> TO BE DONE:
In the records below, find the line containing "Convert this diagram to TikZ code." and the line containing "(#2) at (#3,#4)". Give again exactly those lines and every line between them, omitting the pictures.

(Charts and diagrams as code)
++++++++
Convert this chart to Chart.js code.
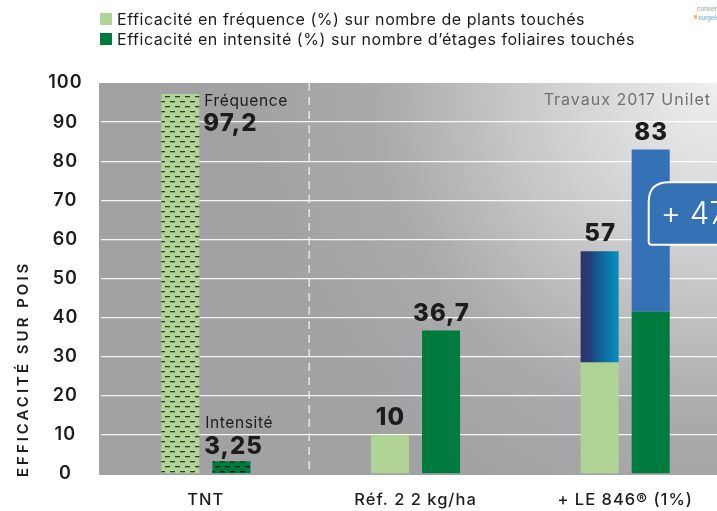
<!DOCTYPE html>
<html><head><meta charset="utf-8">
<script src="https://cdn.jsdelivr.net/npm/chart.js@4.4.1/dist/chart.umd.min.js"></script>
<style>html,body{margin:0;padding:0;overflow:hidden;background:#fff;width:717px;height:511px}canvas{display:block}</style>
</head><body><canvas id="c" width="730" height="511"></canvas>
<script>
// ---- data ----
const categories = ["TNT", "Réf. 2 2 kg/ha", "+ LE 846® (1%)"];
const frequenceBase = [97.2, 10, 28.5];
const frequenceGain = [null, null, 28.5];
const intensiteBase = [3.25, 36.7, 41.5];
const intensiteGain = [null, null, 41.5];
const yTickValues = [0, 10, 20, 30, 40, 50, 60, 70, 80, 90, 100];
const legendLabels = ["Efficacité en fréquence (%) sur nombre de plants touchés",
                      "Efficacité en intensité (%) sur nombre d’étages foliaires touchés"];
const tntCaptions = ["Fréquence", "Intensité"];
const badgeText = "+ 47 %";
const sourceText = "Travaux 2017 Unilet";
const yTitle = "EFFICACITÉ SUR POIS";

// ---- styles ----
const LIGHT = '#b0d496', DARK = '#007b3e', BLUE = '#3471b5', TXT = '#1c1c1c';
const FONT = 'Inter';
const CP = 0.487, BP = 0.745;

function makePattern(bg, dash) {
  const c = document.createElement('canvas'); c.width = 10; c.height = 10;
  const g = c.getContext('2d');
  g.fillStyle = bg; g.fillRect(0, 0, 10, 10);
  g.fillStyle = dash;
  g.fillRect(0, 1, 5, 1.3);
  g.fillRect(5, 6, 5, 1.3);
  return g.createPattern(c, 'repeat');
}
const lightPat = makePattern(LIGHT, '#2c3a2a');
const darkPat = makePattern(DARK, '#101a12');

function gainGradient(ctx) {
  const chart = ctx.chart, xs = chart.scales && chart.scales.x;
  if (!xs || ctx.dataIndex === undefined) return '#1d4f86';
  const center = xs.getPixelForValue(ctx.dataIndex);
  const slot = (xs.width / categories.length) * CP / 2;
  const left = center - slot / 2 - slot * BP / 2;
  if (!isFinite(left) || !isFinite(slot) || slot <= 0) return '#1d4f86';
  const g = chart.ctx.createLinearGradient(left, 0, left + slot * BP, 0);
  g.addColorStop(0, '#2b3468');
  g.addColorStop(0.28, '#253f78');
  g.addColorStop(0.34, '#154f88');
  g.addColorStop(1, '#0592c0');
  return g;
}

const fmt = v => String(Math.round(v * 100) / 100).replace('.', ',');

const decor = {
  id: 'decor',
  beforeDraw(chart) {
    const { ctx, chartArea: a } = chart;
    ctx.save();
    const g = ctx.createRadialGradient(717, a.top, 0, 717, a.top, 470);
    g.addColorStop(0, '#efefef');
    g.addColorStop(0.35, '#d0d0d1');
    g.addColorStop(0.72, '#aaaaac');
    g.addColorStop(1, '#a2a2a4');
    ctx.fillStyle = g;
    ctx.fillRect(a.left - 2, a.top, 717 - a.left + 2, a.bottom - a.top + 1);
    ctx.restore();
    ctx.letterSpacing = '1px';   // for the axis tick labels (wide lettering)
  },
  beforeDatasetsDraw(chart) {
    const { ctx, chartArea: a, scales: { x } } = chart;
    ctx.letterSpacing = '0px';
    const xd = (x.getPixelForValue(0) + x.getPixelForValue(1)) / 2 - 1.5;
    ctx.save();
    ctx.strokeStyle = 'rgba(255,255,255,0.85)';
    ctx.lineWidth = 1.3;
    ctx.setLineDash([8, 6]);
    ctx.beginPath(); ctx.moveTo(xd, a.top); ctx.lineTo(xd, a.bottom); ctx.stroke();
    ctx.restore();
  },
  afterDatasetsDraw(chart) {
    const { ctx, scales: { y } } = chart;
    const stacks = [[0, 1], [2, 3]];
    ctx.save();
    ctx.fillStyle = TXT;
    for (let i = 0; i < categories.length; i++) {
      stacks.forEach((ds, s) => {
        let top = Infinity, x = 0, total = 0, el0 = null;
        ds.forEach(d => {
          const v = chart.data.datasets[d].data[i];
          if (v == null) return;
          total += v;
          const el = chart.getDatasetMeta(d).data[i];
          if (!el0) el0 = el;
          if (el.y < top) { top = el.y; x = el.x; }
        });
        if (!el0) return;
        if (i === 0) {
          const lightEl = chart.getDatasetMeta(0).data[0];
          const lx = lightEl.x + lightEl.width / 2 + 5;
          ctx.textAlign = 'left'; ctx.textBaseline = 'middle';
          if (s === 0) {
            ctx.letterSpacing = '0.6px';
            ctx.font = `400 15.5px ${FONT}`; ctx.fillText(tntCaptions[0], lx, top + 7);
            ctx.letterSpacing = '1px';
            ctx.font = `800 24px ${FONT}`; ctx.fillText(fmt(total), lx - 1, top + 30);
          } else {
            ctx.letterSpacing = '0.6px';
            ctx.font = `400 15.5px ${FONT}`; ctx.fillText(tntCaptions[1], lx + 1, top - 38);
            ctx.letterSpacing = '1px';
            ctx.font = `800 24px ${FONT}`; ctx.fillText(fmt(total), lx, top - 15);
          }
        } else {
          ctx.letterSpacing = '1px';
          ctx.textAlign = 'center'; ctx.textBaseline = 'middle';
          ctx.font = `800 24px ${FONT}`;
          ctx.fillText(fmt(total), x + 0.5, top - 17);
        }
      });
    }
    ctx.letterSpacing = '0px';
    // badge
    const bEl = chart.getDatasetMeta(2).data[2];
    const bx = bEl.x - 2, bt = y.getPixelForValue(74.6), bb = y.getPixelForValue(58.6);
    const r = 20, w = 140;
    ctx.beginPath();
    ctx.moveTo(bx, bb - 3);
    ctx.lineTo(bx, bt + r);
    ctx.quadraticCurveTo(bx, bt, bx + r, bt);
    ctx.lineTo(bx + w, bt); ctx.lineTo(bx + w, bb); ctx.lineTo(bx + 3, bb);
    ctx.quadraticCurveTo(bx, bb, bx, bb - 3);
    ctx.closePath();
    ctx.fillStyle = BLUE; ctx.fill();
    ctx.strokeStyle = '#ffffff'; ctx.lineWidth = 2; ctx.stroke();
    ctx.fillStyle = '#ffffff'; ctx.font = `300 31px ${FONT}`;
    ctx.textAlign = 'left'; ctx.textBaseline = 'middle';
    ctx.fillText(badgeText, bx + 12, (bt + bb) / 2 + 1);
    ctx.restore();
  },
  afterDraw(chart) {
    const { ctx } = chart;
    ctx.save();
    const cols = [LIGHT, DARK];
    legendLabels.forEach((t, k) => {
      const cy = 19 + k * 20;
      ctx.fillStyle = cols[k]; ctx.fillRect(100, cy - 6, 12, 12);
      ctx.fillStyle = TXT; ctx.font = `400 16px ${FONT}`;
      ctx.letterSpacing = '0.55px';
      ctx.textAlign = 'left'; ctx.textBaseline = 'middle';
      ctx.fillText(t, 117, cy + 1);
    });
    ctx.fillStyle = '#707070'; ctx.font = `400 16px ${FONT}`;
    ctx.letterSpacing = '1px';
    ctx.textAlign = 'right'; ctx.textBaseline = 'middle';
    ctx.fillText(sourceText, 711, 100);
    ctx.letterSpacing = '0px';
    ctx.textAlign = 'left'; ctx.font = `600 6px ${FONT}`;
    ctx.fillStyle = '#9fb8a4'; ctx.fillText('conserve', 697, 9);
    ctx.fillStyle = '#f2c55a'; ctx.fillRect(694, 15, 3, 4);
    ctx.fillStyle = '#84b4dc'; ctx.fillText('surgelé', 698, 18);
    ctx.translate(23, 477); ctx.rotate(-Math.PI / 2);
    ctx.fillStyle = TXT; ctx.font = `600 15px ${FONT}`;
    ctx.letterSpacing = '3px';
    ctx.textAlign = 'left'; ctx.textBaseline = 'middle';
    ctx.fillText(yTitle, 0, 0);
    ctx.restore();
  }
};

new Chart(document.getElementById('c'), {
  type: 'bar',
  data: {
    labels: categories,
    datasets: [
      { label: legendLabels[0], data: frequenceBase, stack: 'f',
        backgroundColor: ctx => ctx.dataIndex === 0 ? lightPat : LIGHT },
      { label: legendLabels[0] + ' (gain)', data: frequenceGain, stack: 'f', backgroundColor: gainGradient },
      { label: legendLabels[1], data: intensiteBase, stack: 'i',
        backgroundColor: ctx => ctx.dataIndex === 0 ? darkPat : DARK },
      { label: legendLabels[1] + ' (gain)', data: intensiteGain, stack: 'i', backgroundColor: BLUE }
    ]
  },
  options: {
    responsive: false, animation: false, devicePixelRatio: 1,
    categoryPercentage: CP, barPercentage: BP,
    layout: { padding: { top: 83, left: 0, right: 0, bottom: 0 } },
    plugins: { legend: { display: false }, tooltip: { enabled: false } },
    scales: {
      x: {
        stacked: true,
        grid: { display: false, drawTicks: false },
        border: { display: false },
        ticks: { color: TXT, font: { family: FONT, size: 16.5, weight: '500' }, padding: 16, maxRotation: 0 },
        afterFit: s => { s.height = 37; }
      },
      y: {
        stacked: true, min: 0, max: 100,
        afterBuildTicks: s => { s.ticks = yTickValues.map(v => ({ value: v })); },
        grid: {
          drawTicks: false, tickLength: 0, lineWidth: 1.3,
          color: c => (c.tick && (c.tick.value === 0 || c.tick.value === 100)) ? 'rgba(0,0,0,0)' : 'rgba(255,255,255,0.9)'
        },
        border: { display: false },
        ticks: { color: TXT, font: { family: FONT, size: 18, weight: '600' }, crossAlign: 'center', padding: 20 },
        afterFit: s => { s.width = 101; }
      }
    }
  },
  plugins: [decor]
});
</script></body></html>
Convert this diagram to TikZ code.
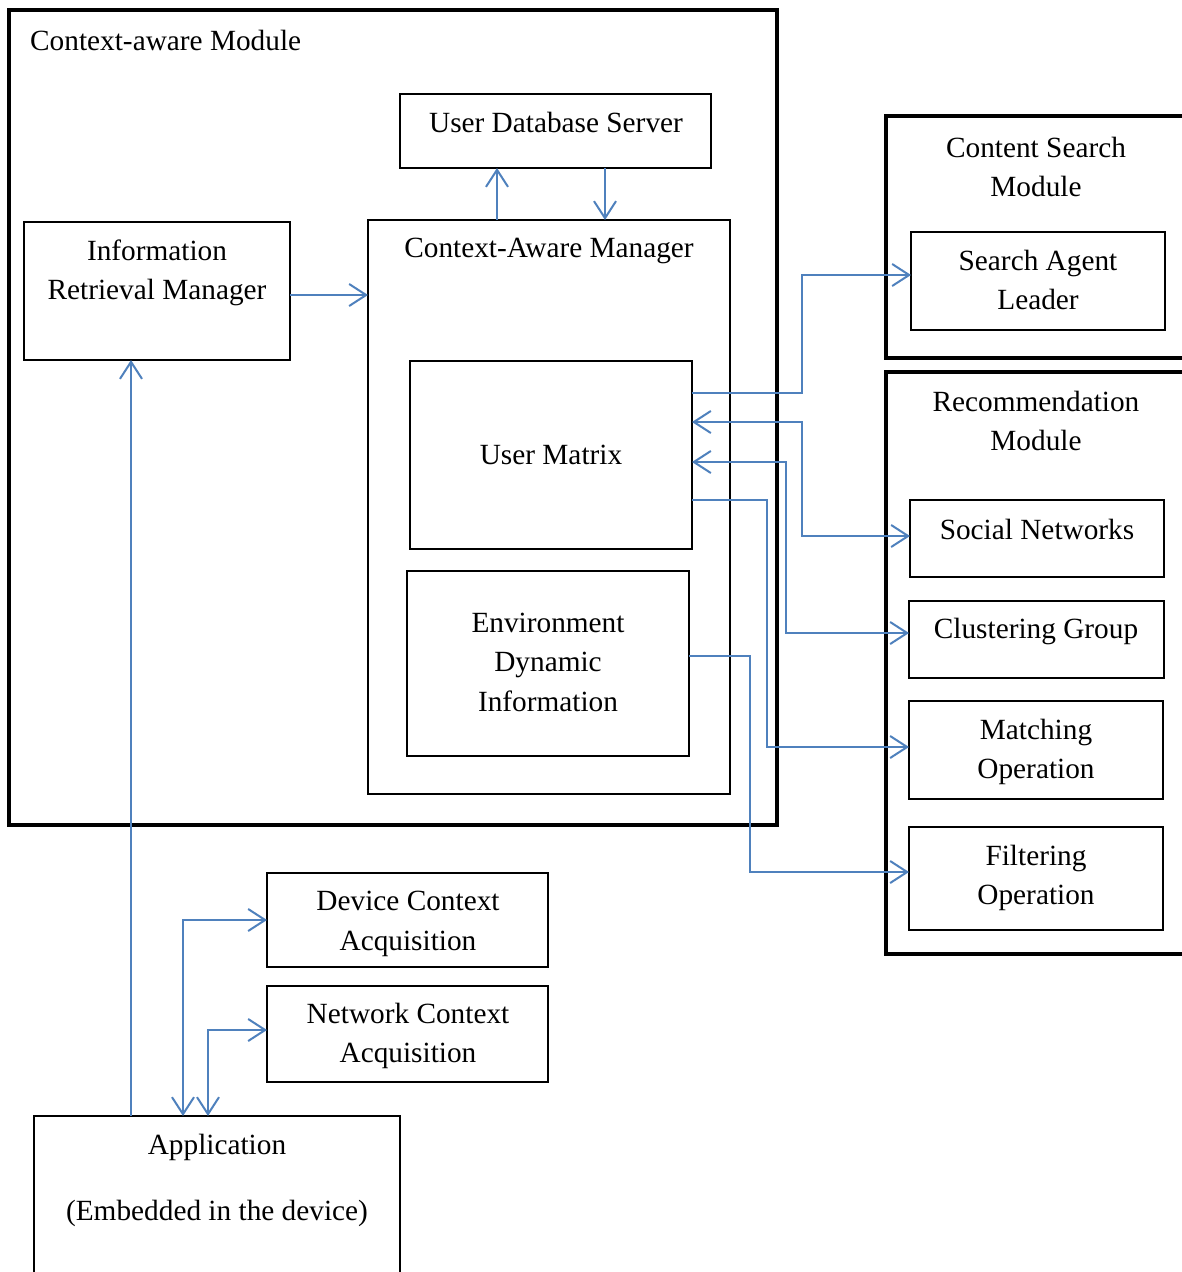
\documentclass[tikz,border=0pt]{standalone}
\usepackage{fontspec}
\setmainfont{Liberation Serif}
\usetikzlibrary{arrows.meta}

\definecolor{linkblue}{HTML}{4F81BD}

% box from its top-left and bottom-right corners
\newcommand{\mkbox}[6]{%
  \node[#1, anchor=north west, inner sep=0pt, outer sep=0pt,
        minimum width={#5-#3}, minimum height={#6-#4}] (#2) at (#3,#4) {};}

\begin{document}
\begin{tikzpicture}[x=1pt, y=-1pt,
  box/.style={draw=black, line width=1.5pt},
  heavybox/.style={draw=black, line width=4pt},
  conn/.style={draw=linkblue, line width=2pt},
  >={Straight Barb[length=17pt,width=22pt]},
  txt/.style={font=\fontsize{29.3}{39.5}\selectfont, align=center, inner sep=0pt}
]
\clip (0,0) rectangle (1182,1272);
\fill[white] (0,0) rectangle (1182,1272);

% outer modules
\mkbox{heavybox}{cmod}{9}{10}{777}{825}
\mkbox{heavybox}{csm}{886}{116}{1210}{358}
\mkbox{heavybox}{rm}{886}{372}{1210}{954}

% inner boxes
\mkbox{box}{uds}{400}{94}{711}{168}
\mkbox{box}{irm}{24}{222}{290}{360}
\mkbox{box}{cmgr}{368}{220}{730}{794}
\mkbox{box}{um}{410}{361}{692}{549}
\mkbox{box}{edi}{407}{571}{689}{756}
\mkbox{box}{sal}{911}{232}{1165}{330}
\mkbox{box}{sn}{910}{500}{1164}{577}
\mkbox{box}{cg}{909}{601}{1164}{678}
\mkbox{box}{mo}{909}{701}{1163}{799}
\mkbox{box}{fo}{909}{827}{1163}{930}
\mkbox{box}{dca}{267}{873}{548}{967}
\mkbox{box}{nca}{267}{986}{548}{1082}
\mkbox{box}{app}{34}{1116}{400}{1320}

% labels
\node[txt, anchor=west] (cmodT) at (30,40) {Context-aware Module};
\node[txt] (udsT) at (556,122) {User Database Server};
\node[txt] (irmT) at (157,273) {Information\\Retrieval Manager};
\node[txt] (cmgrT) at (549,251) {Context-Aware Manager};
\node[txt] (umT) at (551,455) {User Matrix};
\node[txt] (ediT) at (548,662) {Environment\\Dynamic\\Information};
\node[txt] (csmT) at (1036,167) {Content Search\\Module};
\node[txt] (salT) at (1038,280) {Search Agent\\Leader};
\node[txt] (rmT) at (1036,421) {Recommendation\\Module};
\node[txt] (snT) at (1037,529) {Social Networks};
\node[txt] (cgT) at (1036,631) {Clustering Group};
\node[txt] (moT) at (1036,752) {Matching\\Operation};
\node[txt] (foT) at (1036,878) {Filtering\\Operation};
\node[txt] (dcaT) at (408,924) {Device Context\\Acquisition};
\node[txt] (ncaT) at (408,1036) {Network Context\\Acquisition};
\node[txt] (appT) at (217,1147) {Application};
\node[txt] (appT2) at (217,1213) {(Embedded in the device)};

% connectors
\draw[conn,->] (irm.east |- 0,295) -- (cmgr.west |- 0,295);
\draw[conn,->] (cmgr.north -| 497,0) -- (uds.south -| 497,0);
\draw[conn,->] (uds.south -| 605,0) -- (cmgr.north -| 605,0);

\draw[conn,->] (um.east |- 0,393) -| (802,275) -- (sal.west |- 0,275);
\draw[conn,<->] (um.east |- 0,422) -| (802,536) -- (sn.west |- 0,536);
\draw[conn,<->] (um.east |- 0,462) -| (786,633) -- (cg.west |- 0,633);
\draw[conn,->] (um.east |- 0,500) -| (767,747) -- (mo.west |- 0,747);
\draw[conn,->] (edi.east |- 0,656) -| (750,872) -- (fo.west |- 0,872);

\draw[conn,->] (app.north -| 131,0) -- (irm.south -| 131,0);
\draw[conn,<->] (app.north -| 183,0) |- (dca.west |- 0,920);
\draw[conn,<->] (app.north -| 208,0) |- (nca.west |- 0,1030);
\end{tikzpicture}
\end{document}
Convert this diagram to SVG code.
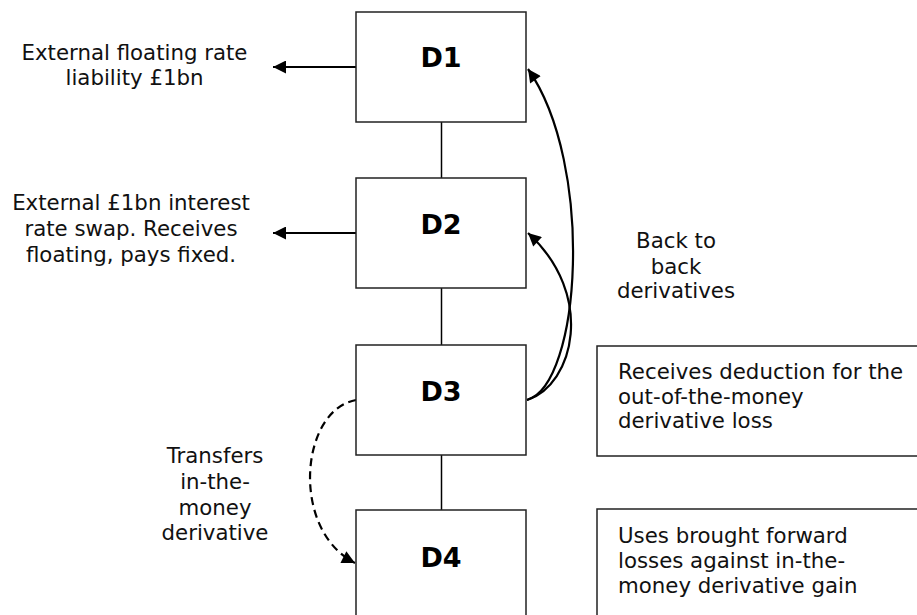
++++++++
> FULL RESPONSE:
Convert this diagram to TikZ code.
\documentclass[tikz,border=0pt]{standalone}
\usepackage{fontspec}
\setmainfont{Liberation Serif}
\usetikzlibrary{arrows.meta}

\definecolor{linkblue}{HTML}{4F81BD}

% box from its top-left and bottom-right corners
\newcommand{\mkbox}[6]{%
  \node[#1, anchor=north west, inner sep=0pt, outer sep=0pt,
        minimum width={#5-#3}, minimum height={#6-#4}] (#2) at (#3,#4) {};}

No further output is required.